4. Identify Gaps and Opportunities
By understanding the job from the customer's perspective, you can identify gaps in the market where no existing product or service adequately fulfils the job or where customers experience significant pain points. These gaps represent opportunities for innovation or areas where your product can be differentiated.
5. Monitor Changes in How Jobs are Done
Jobs and the way they are done can evolve over time due to technological advancements, changes in consumer preferences, or broader societal shifts. Regularly revisiting and reassessing the jobs your customers are trying to get done and how well competitors are serving those jobs can uncover new opportunities or threats.
6. Use Insights to Guide Strategy
The insights gained from applying Jobs Theory to competitor analysis should inform strategic decisions, including product development, marketing, and sales strategies. By focusing on the job, companies can more effectively position their products as the best option for getting that job done, tailor their messaging to highlight how they address customer pain points, and innovate in ways that truly matter to customers.
Meal Kit Delivery
Consider a company in the meal kit delivery service industry. The core job customers are hiring meal kits to do might be "to easily prepare a healthy and tasty meal at home." By analysing competitors through this lens, the company might find that while many services offer meal kits, there's a gap in the market for those catering to specific dietary needs or offering faster preparation times. This insight could lead to the development of a new line of meal kits specifically designed to fill this gap, along with marketing strategies that highlight this unique selling proposition.
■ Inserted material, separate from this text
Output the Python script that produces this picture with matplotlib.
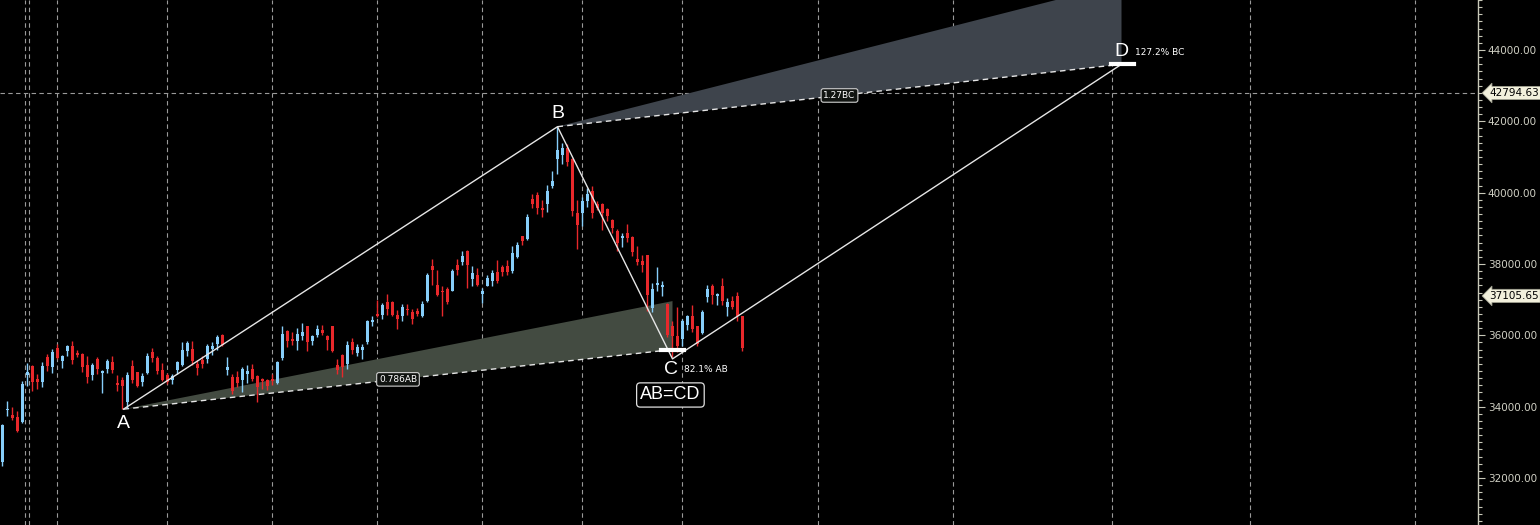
import numpy as np
import matplotlib.pyplot as plt
from matplotlib.patches import Polygon
from matplotlib.ticker import MultipleLocator, FuncFormatter
import matplotlib.transforms as mtransforms

# daily candles
opens = [32441, 33897, 33757, 33711, 33561, 34878, 35130, 34775, 34682, 35382,
         35102, 35643, 35270, 35550, 35690, 35503, 35475, 35158, 34897, 35345,
         34943, 35055, 35251, 34663, 34756, 34122, 35130, 34962, 34691, 34943,
         35522, 35363, 35037, 34896, 34738, 35037, 35177, 35550, 35625, 35196,
         35317, 35345, 35616, 35756, 36017, 35037, 34822, 34822, 34757, 34925,
         35065, 34869, 34776, 34738, 34785, 34664, 35364, 36129, 35905, 35831,
         35971, 36251, 35831, 35999, 36139, 35971, 36251, 35177, 35457, 35205,
         35803, 35504, 35579, 35803, 36363, 36605, 36577, 36922, 36922, 36577,
         36530, 36745, 36642, 36670, 36549, 36950, 37949, 37417, 37249, 37305,
         37249, 37977, 38052, 38370, 37576, 37697, 37156, 37389, 37511, 37772,
         37912, 37931, 37791, 38183, 38771, 38696, 39826, 39938, 39583, 39677,
         40200, 40947, 41059, 41245, 40937, 39443, 39425, 39779, 40050, 39686,
         39686, 39546, 39238, 38939, 38724, 38883, 38743, 38146, 38090, 38258,
         36764, 37399, 37352, 36876, 36250, 35989, 35905, 36278, 36530, 36269,
         36063, 37062, 37370, 37109, 37389, 36792, 36950, 37109, 36530]
highs = [33515, 34168, 33991, 33869, 34710, 35223, 35158, 34925, 35251, 35475,
         35625, 35756, 35457, 35737, 35849, 35578, 35503, 35429, 35223, 35382,
         35018, 35345, 35410, 34896, 34822, 34962, 35317, 34971, 34943, 35503,
         35643, 35410, 35223, 34943, 34915, 35270, 35812, 35830, 35849, 35317,
         35429, 35756, 35812, 36017, 36036, 35382, 34916, 35009, 35102, 35177,
         35205, 34897, 34804, 34785, 34916, 35289, 36251, 36157, 36092, 36204,
         36344, 36251, 36017, 36279, 36279, 36017, 36270, 35345, 35485, 35831,
         35924, 35765, 35765, 36438, 36531, 36997, 36904, 37165, 36950, 36717,
         36885, 36885, 36736, 36764, 36950, 37744, 38136, 37837, 37370, 37352,
         37856, 38136, 38370, 38398, 37949, 37884, 37324, 37697, 37819, 38117,
         37959, 38117, 38510, 38612, 38799, 39397, 39966, 40013, 39798, 40218,
         40610, 41852, 41385, 41357, 40965, 39798, 39873, 40125, 40190, 39770,
         39705, 39583, 39257, 38977, 38883, 39126, 38771, 38491, 38258, 38258,
         37464, 37912, 37529, 36904, 36390, 36792, 36465, 36577, 36857, 36269,
         36717, 37417, 37436, 37184, 37604, 37044, 37090, 37202, 36549]
lows = [32329, 33729, 33617, 33281, 33543, 34570, 34430, 34495, 34542, 34990,
        34943, 35335, 35083, 35410, 35195, 35391, 34962, 34663, 34738, 34915,
        34383, 34943, 34943, 34430, 33935, 33963, 34663, 34542, 34588, 34915,
        35242, 34915, 34710, 34635, 34644, 34915, 35149, 35429, 35177, 34878,
        35084, 35224, 35439, 35597, 35691, 34897, 34365, 34552, 34411, 34664,
        34710, 34122, 34496, 34458, 34617, 34645, 35317, 35663, 35737, 35597,
        35877, 35551, 35719, 35952, 36017, 35597, 35523, 34925, 34822, 35065,
        35485, 35410, 35345, 35765, 36251, 36512, 36465, 36577, 36549, 36175,
        36390, 36577, 36325, 36530, 36502, 36922, 37398, 37090, 36530, 36885,
        37231, 37679, 37959, 37324, 37370, 37370, 36904, 37370, 37370, 37464,
        37651, 37679, 37744, 38164, 38519, 38678, 39583, 39397, 39313, 39453,
        40144, 40517, 40807, 40760, 39359, 38426, 39070, 39593, 39303, 39518,
        38958, 39219, 38883, 38370, 38472, 38603, 38211, 37977, 37763, 36670,
        36642, 37230, 37109, 35951, 35391, 35531, 35690, 36157, 36091, 35690,
        36045, 36922, 36885, 36839, 36857, 36549, 36745, 36390, 35549]
closes = [33496, 33944, 33683, 33328, 34644, 34971, 34682, 34682, 35130, 35149,
          35531, 35363, 35410, 35690, 35317, 35438, 35102, 34831, 35158, 35055,
          34990, 35270, 35018, 34598, 34570, 34896, 34756, 34570, 34850, 35410,
          35363, 34990, 34756, 34682, 34850, 35242, 35597, 35784, 35270, 35084,
          35205, 35709, 35691, 35943, 35737, 35102, 34430, 34664, 35065, 34990,
          34785, 34552, 34710, 34589, 34720, 35242, 36045, 35831, 35831, 36045,
          36092, 35803, 35971, 36176, 36064, 35877, 35551, 35037, 35112, 35737,
          35597, 35663, 35663, 36391, 36438, 36549, 36857, 36745, 36577, 36465,
          36792, 36698, 36465, 36605, 36885, 37697, 37819, 37137, 37202, 36932,
          37791, 37837, 38211, 37959, 37744, 37417, 37249, 37604, 37744, 37529,
          37763, 37772, 38304, 38538, 38631, 39331, 39686, 39565, 39518, 40050,
          40330, 41199, 41245, 40872, 39499, 39098, 39779, 39966, 39425, 39565,
          39443, 39359, 39023, 38584, 38771, 38724, 38323, 38043, 37977, 37137,
          37305, 37464, 37399, 36017, 35970, 35690, 36390, 36530, 36185, 35765,
          36642, 37305, 37137, 37156, 36950, 36922, 36782, 36549, 35643]

# AB=CD pattern points (bar index, price)
pt_labels = ['A', 'B', 'C', 'D']
pt_x = [24.3, 111.1, 134.1, 223.9]
pt_y = [33930, 41850, 35340, 43600]
ab_618 = 36960
ab_786 = 35600
bc_1618 = 45870
bc_1272 = 43600

price_tags = [42794.63, 37105.65]
grid_x = [4.6, 5.4, 11, 33, 54, 75, 96, 116, 136, 163.2, 190.2, 222, 249.6, 282.6]

UP = '#87cefa'
DOWN = '#e8282b'
LINE = '#e6e6e6'

fig = plt.figure(figsize=(15.4, 5.25), dpi=100, facecolor='black')
ax = fig.add_axes([0, 0, 1478 / 1540, 1])
ax.set_facecolor('black')

for gx in grid_x:
    ax.axvline(gx, color='#9a9a9a', lw=0.8, ls=(0, (4, 3)), zorder=1)
ax.axhline(price_tags[0], color='#9a9a9a', lw=0.8, ls=(0, (4, 3)), zorder=1)

# fib zones
ax.add_patch(Polygon([(pt_x[0], pt_y[0]), (pt_x[2], ab_618), (pt_x[2], ab_786)],
                     closed=True, fc='#434b41', ec='none', zorder=2))
ax.add_patch(Polygon([(pt_x[1], pt_y[1]), (pt_x[3], bc_1618), (pt_x[3], bc_1272)],
                     closed=True, fc='#3e444c', ec='none', zorder=2))
ax.plot([pt_x[0], pt_x[2]], [pt_y[0], ab_786], color=LINE, lw=1, ls=(0, (4, 3)), zorder=3)
ax.plot([pt_x[1], pt_x[3]], [pt_y[1], bc_1272], color=LINE, lw=1, ls=(0, (4, 3)), zorder=3)

# candles
o = np.array(opens); h = np.array(highs); l = np.array(lows); c = np.array(closes)
x = np.arange(len(o))
cols = np.where(c >= o, UP, DOWN)
ax.vlines(x, l, h, colors=cols, lw=1, zorder=4)
ax.bar(x, np.maximum(np.abs(c - o), 30), bottom=np.minimum(o, c), width=0.6,
       color=cols, zorder=5)

# pattern legs
ax.plot(pt_x, pt_y, color=LINE, lw=1, zorder=6)
ax.plot([pt_x[2] - 2.4, pt_x[2] + 2.2], [ab_786, ab_786], color='white', lw=3, zorder=7)
ax.plot([pt_x[3] - 2.1, pt_x[3] + 2.5], [bc_1272, bc_1272], color='white', lw=3, zorder=7)

offs = [(0, -10), (0, 9.5), (-1, -8), (0, 9)]
for lab, px, py, off in zip(pt_labels, pt_x, pt_y, offs):
    ax.annotate(lab, (px, py), xytext=off, textcoords='offset points', ha='center',
                va='center', color='white', fontsize=14, family='Liberation Sans', zorder=8)

ax.annotate('82.1% AB', (pt_x[2], pt_y[2]), xytext=(8.5, -8), textcoords='offset points',
            ha='left', va='center', color='white', fontsize=6.5, zorder=8)
ax.annotate('127.2% BC', (pt_x[3], pt_y[3]), xytext=(9.5, 8.8), textcoords='offset points',
            ha='left', va='center', color='white', fontsize=6.5, zorder=8)
ax.annotate('AB=CD', (pt_x[2], pt_y[2]), xytext=(-1.5, -26), textcoords='offset points',
            ha='center', va='center', color='white', fontsize=13, family='Liberation Sans',
            bbox=dict(boxstyle='round,pad=0.2', fc='black', ec='#e0e0e0', lw=0.9), zorder=9)

box = dict(boxstyle='round,pad=0.25', fc='#111411', ec='#d0d0d0', lw=0.8)
ax.text((pt_x[0] + pt_x[2]) / 2, (pt_y[0] + ab_786) / 2, '0.786AB', ha='center', va='center',
        color='white', fontsize=6.5, bbox=box, zorder=9)
ax.text((pt_x[1] + pt_x[3]) / 2, (pt_y[1] + bc_1272) / 2, '1.27BC', ha='center', va='center',
        color='white', fontsize=6.5, bbox=box, zorder=9)

# axes
ax.set_xlim(-0.4, 295.2)
ax.set_ylim(30682, 45402)
ax.set_xticks([])
ax.yaxis.tick_right()
ax.yaxis.set_major_locator(MultipleLocator(2000))
ax.yaxis.set_minor_locator(MultipleLocator(200))
ax.yaxis.set_major_formatter(FuncFormatter(lambda v, p: f'{v:.2f}'))
ax.tick_params(axis='y', which='major', length=5, width=0.8, color='#c8c8b8',
               labelcolor='#d0d0c4', labelsize=7.5, pad=2)
ax.tick_params(axis='y', which='minor', length=3, width=0.8, color='#c8c8b8')
for s in ['left', 'top', 'bottom']:
    ax.spines[s].set_visible(False)
ax.spines['right'].set_color('#c8c8b8')
ax.spines['right'].set_linewidth(1)

trans = mtransforms.blended_transform_factory(ax.transAxes, ax.transData)
for tag in price_tags:
    ax.annotate(f'{tag:.2f}', (1.0, tag), xycoords=trans, xytext=(8, 0),
                textcoords='offset points', ha='left', va='center', fontsize=7.5,
                color='black', annotation_clip=False,
                bbox=dict(boxstyle='larrow,pad=0.15', fc='#f2f0dc', ec='#a0a090', lw=0.6))

fig.savefig('out.png', dpi=100, facecolor='black')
Incorporating the Jobs or JTBD theory into competitor analysis enriches understanding of customer needs and shifts the focus from Feature competition to Value creation by better fulfilling these needs. By recognizing various types of competitors and concentrating on the jobs customers need done, businesses can strategize more effectively and innovate in ways that genuinely resonate with their audience.
Understanding the Value your product creates for customers - or the Job it’s hired to do - means you’re better positioned to capture this Value with relevant Pricing and Packaging.
Start with Value - Problem to Solve for Customers - and go deep on how you can Innovate to create a product, package a service and price for profitability.